Andi is equally determined to prove his innocence and will fight to clean his name in court. It remains unclear whether his actions alone will be enough to save the party’s fortunes. The party’s chairman, Anas Urbaningrum, also named by Nazaruddin, has doggedly resisted calls from party members to resign.

We can only speculate why the political career of Andi, one of Yudhoyono’s most promising princelings, should have reached such a tragic end.

With a doctorate in political philosophy from Northern Illinois University, Andi, from the Bugis ethnic group, was culturally ill-equipped to deal with the intricate complexities of pseudo-Javanese court politics at Yudhoyono’s family compound in Cikeas, east of Jakarta.

His naivety was exposed when he and Anas locked horns in 2010 for the chairmanship of the Democratic Party. Andi may have spent time in Yogyakarta as an undergraduate student, but he was outsmarted by Anas, who was more nimble in dealing with Javanese dynastic politics.

Anas won the contest simply because he had the support of “mother superior”, Yudhoyono’s mother-in-law, who clearly held the real power in the family dynasty. As part of the deal, Anas accepted the appointment of Edhie “Ibas” Baskoro Yudhoyono, the President’s son, as secretary-general. 

He used this relationship effectively: When his name first came up in Nazaruddin’s corruption investigations, he traveled the country to meet with the party’s rank and file with Ibas at his side. For the time being, Anas has acquired political immunity.

Andi had at one time been considered a serious presidential prospect among an up-and-coming generation of politicians that would rise up through Indonesia’s more open and democratic political system that he helped create. He joined various teams set up to rebuild Indonesia’s political institutions in the early years after the end of the Soeharto regime in 1998. 

Aspects of the current political system, such as a more open and transparent electoral system and the decentralization of administration were among the work that he personally contributed to.

He was also a popular political commentator in the early years of Reform before he joined Yudhoyono in 2004 to become his spokesman. Whenever the going was rough for the President, Andi would appear on television to make himself the public punching bag and deflect criticism from his boss. He knew how to take punches and still kept his wide smile.

After helping Yudhoyono win the election again in 2009, he was rewarded with a Cabinet post, which on reflection, may have been a trap that led to his downfall.

The Cabinet post was in a second-class ministry with inadequate professional staff, certainly not equipped to handle mammoth projects such as the Hambalang sports complex, worth over Rp 1 trillion (US$103.8 million).
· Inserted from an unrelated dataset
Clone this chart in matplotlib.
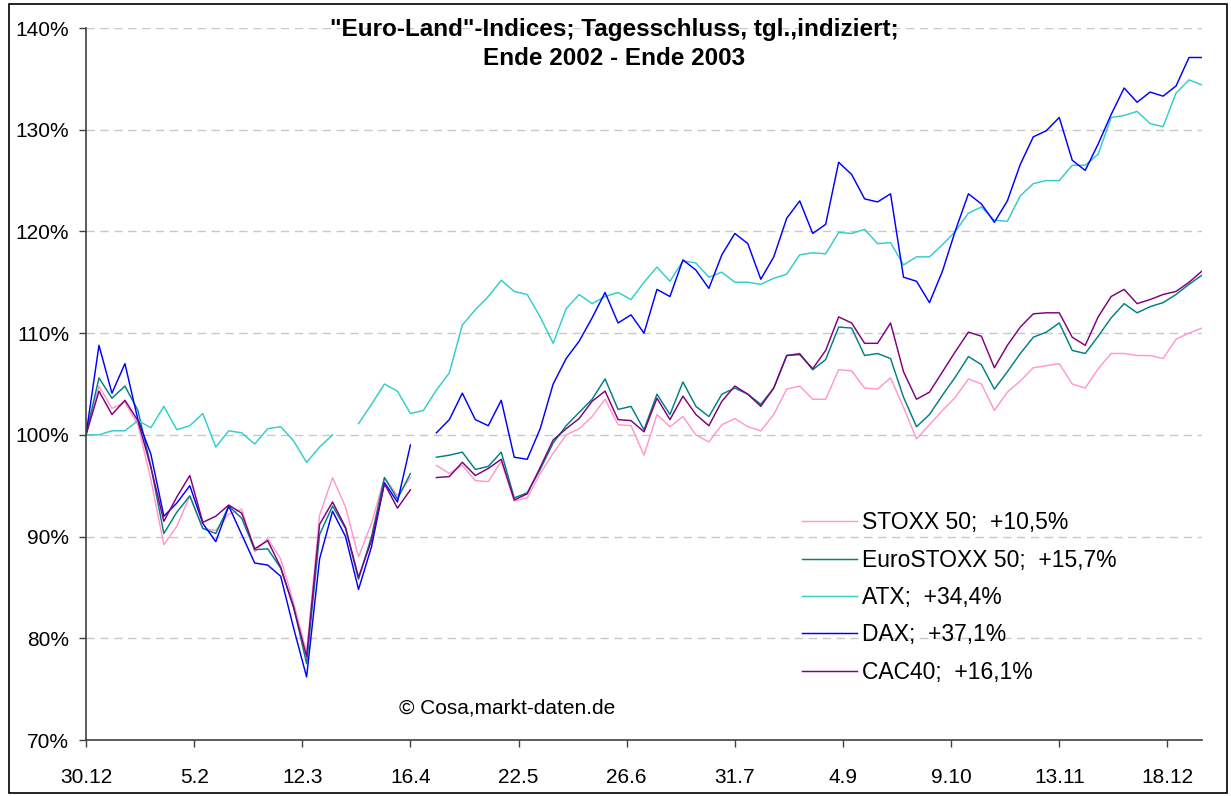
import numpy as np
import matplotlib
matplotlib.use('Agg')
import matplotlib.pyplot as plt
from matplotlib.patches import Rectangle

nan = np.nan

# every third trading day, 30.12.2002 = day 0
day = np.arange(0, 259, 3)

tick_days = [0, 25, 50, 75, 100, 125, 150, 175, 200, 225, 250]
tick_labels = ['30.12', '5.2', '12.3', '16.4', '22.5', '26.6', '31.7', '4.9', '9.10', '13.11', '18.12']

# index level in % (start = 100)
stoxx50 = [100.0, 104.8, 102.6, 103.2, 101.0, 95.6, 89.2, 91.0, 94.0, 90.8, 90.6, 92.2,
           92.7, 88.5, 89.8, 87.8, 83.5, 78.6, 92.1, 95.8, 92.9, 88.0, 91.3,
           95.8, 94.0, 95.8, nan, 97.0, 96.2, 97.0, 95.5, 95.4, 97.4, 93.5,
           93.8, 96.2, 98.2, 100.0, 100.6, 101.8, 103.5, 101.0, 100.9, 98.0,
           102.0, 100.8, 101.8, 100.0, 99.3, 101.0, 101.6, 100.8, 100.4, 102.0, 104.5,
           104.8, 103.5, 103.5, 106.4, 106.3, 104.6, 104.5, 105.6, 102.7, 99.6, 101.0,
           102.4, 103.7, 105.5, 105.0, 102.4, 104.2, 105.3, 106.6, 106.8, 107.0, 105.0,
           104.6, 106.5, 108.0, 108.0, 107.8, 107.8, 107.5, 109.4, 110.0, 110.5]

eurostoxx50 = [100.0, 105.6, 103.6, 104.8, 102.4, 96.9, 90.3, 92.4, 94.0, 90.8, 90.3, 93.0,
               91.8, 88.7, 88.8, 86.9, 83.1, 77.5, 90.2, 93.0, 90.8, 85.8, 90.0,
               95.8, 93.7, 96.2, nan, 97.8, 98.0, 98.3, 96.6, 96.9, 98.3, 93.8,
               94.3, 96.6, 99.2, 100.9, 102.2, 103.5, 105.5, 102.5, 102.8, 100.5,
               104.0, 102.0, 105.2, 102.8, 101.8, 104.0, 104.6, 104.0, 103.0, 104.6, 107.8,
               108.0, 106.4, 107.4, 110.6, 110.5, 107.8, 108.0, 107.5, 103.7, 100.8, 102.0,
               103.9, 105.7, 107.7, 106.9, 104.5, 106.2, 108.0, 109.6, 110.1, 111.0, 108.3,
               108.0, 109.7, 111.5, 112.9, 112.0, 112.6, 113.0, 113.8, 114.8, 115.7]

atx = [100.0, 100.0, 100.4, 100.4, 101.4, 100.7, 102.8, 100.5, 100.9, 102.1, 98.8, 100.4,
       100.2, 99.1, 100.6, 100.8, 99.4, 97.3, 98.8, 100.0, nan, 101.1, 103.0,
       105.0, 104.3, 102.1, 102.4, 104.4, 106.1, 110.8, 112.3, 113.6, 115.2, 114.1,
       113.8, 111.6, 109.0, 112.4, 113.8, 112.9, 113.6, 114.0, 113.3, 115.0,
       116.5, 115.1, 117.1, 116.9, 115.5, 116.0, 115.0, 115.0, 114.8, 115.4, 115.8,
       117.7, 117.9, 117.8, 119.9, 119.8, 120.2, 118.8, 118.9, 116.7, 117.5, 117.5,
       118.7, 120.0, 121.8, 122.4, 121.1, 121.0, 123.5, 124.7, 125.0, 125.0, 126.5,
       126.5, 127.6, 131.2, 131.4, 131.8, 130.6, 130.3, 133.6, 134.9, 134.4]

dax = [100.0, 108.8, 104.1, 107.0, 101.5, 98.1, 92.0, 93.3, 95.0, 91.3, 89.5, 93.0,
       90.2, 87.4, 87.2, 86.1, 81.0, 76.2, 87.8, 92.5, 90.0, 84.8, 89.0,
       95.3, 93.4, 99.0, nan, 100.2, 101.5, 104.1, 101.5, 100.9, 103.4, 97.8,
       97.6, 100.6, 105.0, 107.5, 109.2, 111.5, 114.0, 111.0, 111.8, 110.0,
       114.3, 113.6, 117.2, 116.2, 114.4, 117.7, 119.8, 118.8, 115.3, 117.5, 121.3,
       123.0, 119.8, 120.7, 126.8, 125.6, 123.2, 122.9, 123.7, 115.5, 115.1, 113.0,
       116.1, 120.1, 123.7, 122.7, 120.9, 123.0, 126.6, 129.3, 129.9, 131.2, 127.0,
       126.0, 128.6, 131.5, 134.1, 132.7, 133.7, 133.3, 134.3, 137.1, 137.1]

cac40 = [100.0, 104.3, 102.0, 103.4, 101.4, 96.8, 91.5, 93.9, 96.0, 91.4, 92.0, 93.1,
         92.3, 88.8, 89.6, 87.0, 83.0, 78.2, 91.2, 93.4, 90.9, 86.0, 89.6,
         95.2, 92.8, 94.6, nan, 95.8, 95.9, 97.3, 96.0, 96.7, 97.6, 93.6,
         94.2, 96.8, 99.5, 100.6, 101.6, 103.3, 104.3, 101.5, 101.4, 100.3,
         103.6, 101.5, 103.8, 102.0, 100.9, 103.3, 104.8, 104.0, 102.8, 104.6, 107.8,
         107.9, 106.5, 108.3, 111.6, 111.0, 109.0, 109.0, 111.0, 106.2, 103.5, 104.2,
         106.2, 108.2, 110.1, 109.7, 106.6, 108.8, 110.6, 111.9, 112.0, 112.0, 109.6,
         108.8, 111.6, 113.6, 114.3, 112.9, 113.3, 113.8, 114.1, 115.0, 116.1]

series = [
    (stoxx50, '#FF99CC', 'STOXX 50;  +10,5%'),
    (eurostoxx50, '#008080', 'EuroSTOXX 50;  +15,7%'),
    (atx, '#33CCCC', 'ATX;  +34,4%'),
    (dax, '#0000FF', 'DAX;  +37,1%'),
    (cac40, '#800080', 'CAC40;  +16,1%'),
]

plt.rcParams['font.family'] = ['Liberation Sans', 'DejaVu Sans']

W, H = 1231, 796
fig = plt.figure(figsize=(W / 100, H / 100), dpi=100)
ax = fig.add_axes([86 / W, 56 / H, 1116 / W, 712 / H])

for vals, col, lab in series:
    ax.plot(day, vals, color=col, lw=1.05, label=lab)

ax.set_xlim(0, 258)
ax.set_ylim(70, 140)
ax.set_yticks(range(70, 141, 10))
ax.set_yticklabels(['%d%%' % v for v in range(70, 141, 10)])
ax.set_xticks(tick_days)
ax.set_xticklabels(tick_labels)
ax.tick_params(axis='both', labelsize=15, length=5, width=1, color='#404040')
ax.tick_params(axis='y', pad=7)
ax.tick_params(axis='x', pad=15)

ax.yaxis.grid(True, color='#C8C8C8', lw=1.0, ls=(0, (6, 4)))
ax.set_axisbelow(True)
for s in ['top', 'right']:
    ax.spines[s].set_visible(False)
for s in ['left', 'bottom']:
    ax.spines[s].set_color('#404040')
    ax.spines[s].set_linewidth(1.2)

leg = ax.legend(loc='upper left', bbox_to_anchor=(0.6416, 0.321), frameon=False,
                fontsize=16.5, handlelength=2.4, handletextpad=0.22,
                labelspacing=0.625, borderaxespad=0, borderpad=0)

fig.text(614 / W, 1 - 44 / H, '"Euro-Land"-Indices; Tagesschluss, tgl.,indiziert;\nEnde 2002 - Ende 2003',
         ha='center', va='center', fontsize=17.5, fontweight='bold', linespacing=1.35)

fig.text(507 / W, 1 - 708 / H, '\u00a9 Cosa,markt-daten.de', ha='center', va='center', fontsize=15)

fig.patches.append(Rectangle((9 / W, 3 / H), 1218 / W, 789 / H, transform=fig.transFigure,
                             fill=False, ec='black', lw=1.2))

fig.savefig('out.png', dpi=100)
Was it Andi’s brilliant idea to develop such a huge project with two purposes rolled into one, namely that he would be known as the pioneering sports minister who spearheaded Indonesia’s quantum leap as a globally prominent achiever in sports while simultaneously contributing to the party’s coffers?

In the end, the Hambalang project was too big and too tempting for too many greedy officials, and the wheeling and dealing around the project may have slipped out of Andi’s control.

The rise and fall of Andi is such a vivid case of Yudhoyono’s failure as party and national leader to groom a stable of educated young men and women with adequate political schooling to help develop a vision for this vast archipelagic nation to follow in the 21st century.

Will Andi ever make a comeback?

The Bugis people know he remains one of their favorite sons, even if he once turned his back on them. In 2009, when he was campaigning for Yudhoyono’s reelection, he was asked why he was not supporting then vice president Jusuf Kalla, a fellow Bugis who was challenging the incumbent.

“The time was not ripe for a Bugis president,” was his blunt reply that invited a storm of criticism, mostly from his own people. 

Ironically, it may be Kalla who brings Andi back from the political wilderness, especially if the former can progress his own campaign to stage a political comeback in the 2014 race.